Foreign businessmen warned that the proposed rationalization of tax incentives would result in the loss of over 700,000 jobs.
The American Chamber of Commerce of the Philippines (AmCham) said the passage of the Corporate Income Tax and Incentive Rationalization Act (CITIRA) would displace hundreds of thousands of Filipinos working in industries that enjoy tax incentives.
“The Philippines is at risk of losing about 700,000 jobs if CITIRA bill will be passed,” said AmCham senior advisor John Forbes at the maiden hearing of the Senate Committee on Ways and Means.
The CITIRA bill aims to cut the corporate income tax from 30 percent to 20 percent by 2029 . It also intends to remove redundant fiscal incentives that are being enjoyed by certain sectors such as the manufacturing and information technology–business process outsourcing (IT-BPO) companies.
Finance Undersecretary Karl Chua said the government loses about P441 billion in forgone revenues because of these incentives, of which P345 billion was granted to firms registered with the Philippine Econominc Zone Authority (PEZA).
PEZA argued it has brought in at least P3.7 trillion worth of investments from 1995 to 2016, aside from generating around 1.5 million direct employment and 7.5 million indirect employment to Filipinos.
According to PEZA, CITIRA is ideal only for domestic enterprises and not for export-oriented industries.

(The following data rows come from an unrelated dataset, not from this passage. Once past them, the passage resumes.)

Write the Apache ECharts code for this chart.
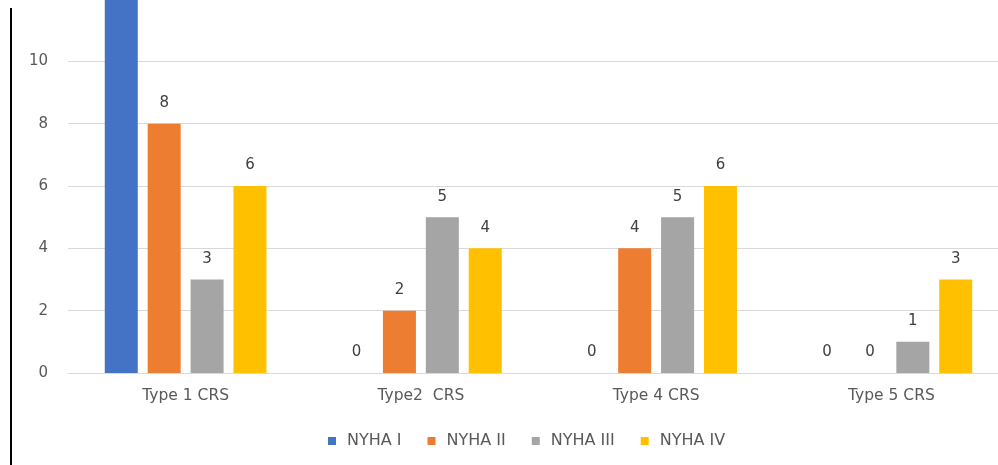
<!DOCTYPE html>
<html>
<head>
<meta charset="utf-8">
<script src="https://cdn.jsdelivr.net/npm/echarts@6/dist/echarts.min.js"></script>
<style>html,body{margin:0;padding:0;background:#fff;overflow:hidden;width:998px;height:465px;position:relative;}#c{position:absolute;left:0;top:-3px;width:1009px;height:468px;}</style>
</head>
<body>
<div id="c"></div>
<script>
const categories = ['Type 1 CRS', 'Type2  CRS', 'Type 4 CRS', 'Type 5 CRS'];
const seriesNames = ['NYHA I', 'NYHA II', 'NYHA III', 'NYHA IV'];
const nyha1 = [12, 0, 0, 0];
const nyha2 = [8, 2, 4, 0];
const nyha3 = [3, 5, 5, 1];
const nyha4 = [6, 4, 6, 3];
const yTicks = [0, 2, 4, 6, 8, 10];
const colors = ['#4472C4', '#ED7D31', '#A5A5A5', '#FFC000'];

const values = [nyha1, nyha2, nyha3, nyha4];
const font = 'DejaVu Sans, sans-serif';
const chart = echarts.init(document.getElementById('c'));
chart.setOption({
  animation: false,
  color: colors,
  grid: { left: 68, right: 0, top: 2, height: 374, containLabel: false },
  legend: {
    data: seriesNames,
    top: 431,
    left: 323,
    itemWidth: 8, itemHeight: 8, itemGap: 26,
    icon: 'rect',
    textStyle: { color: '#595959', fontSize: 16, fontFamily: font, padding: [0, 0, 0, 6] }
  },
  xAxis: {
    type: 'category',
    data: categories,
    axisLine: { show: true, lineStyle: { color: '#d9d9d9' } },
    axisTick: { show: false },
    axisLabel: { color: '#595959', fontSize: 15.5, fontFamily: font, margin: 15 }
  },
  yAxis: {
    type: 'value',
    min: 0, max: 12, interval: 2,
    axisLine: { show: false },
    axisTick: { show: false },
    splitLine: { lineStyle: { color: '#d9d9d9' } },
    axisLabel: {
      color: '#595959', fontSize: 15, fontFamily: font, margin: 20,
      formatter: function (v) { return yTicks.indexOf(v) >= 0 ? String(v) : ''; }
    }
  },
  graphic: [{
    type: 'line', shape: { x1: 11, y1: 11, x2: 11, y2: 468 },
    style: { stroke: '#000', lineWidth: 2 }
  }],
  series: seriesNames.map((n, i) => ({
    name: n, type: 'bar', data: values[i],
    barWidth: 33, barGap: '30%',
    label: { show: true, position: 'top', distance: 13, color: '#404040', fontSize: 15, fontFamily: font }
  }))
});
</script>
</body>
</html>
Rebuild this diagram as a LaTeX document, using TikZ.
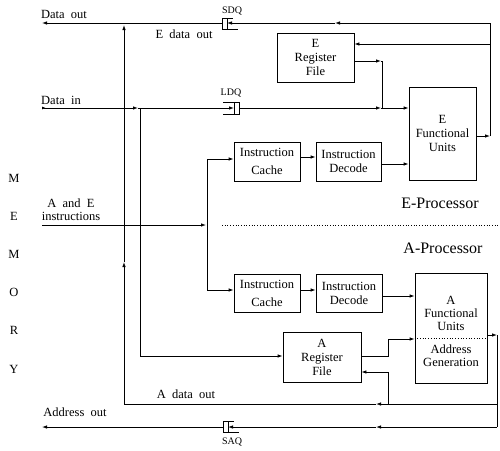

Finance Secretary Carlos Dominguez III said the proposed CITIRA would boost MSME growth because under the current corporate taxation system, a select group of 3,150 corporations registered under investment promotion agencies (IPAs) enjoy discounted effective corporate income tax rates of 6 to 13 percent while small and medium-sized businesses, which employ a majority of Filipino workers, pay the regular tax rate of 30 percent, which is the highest in the region.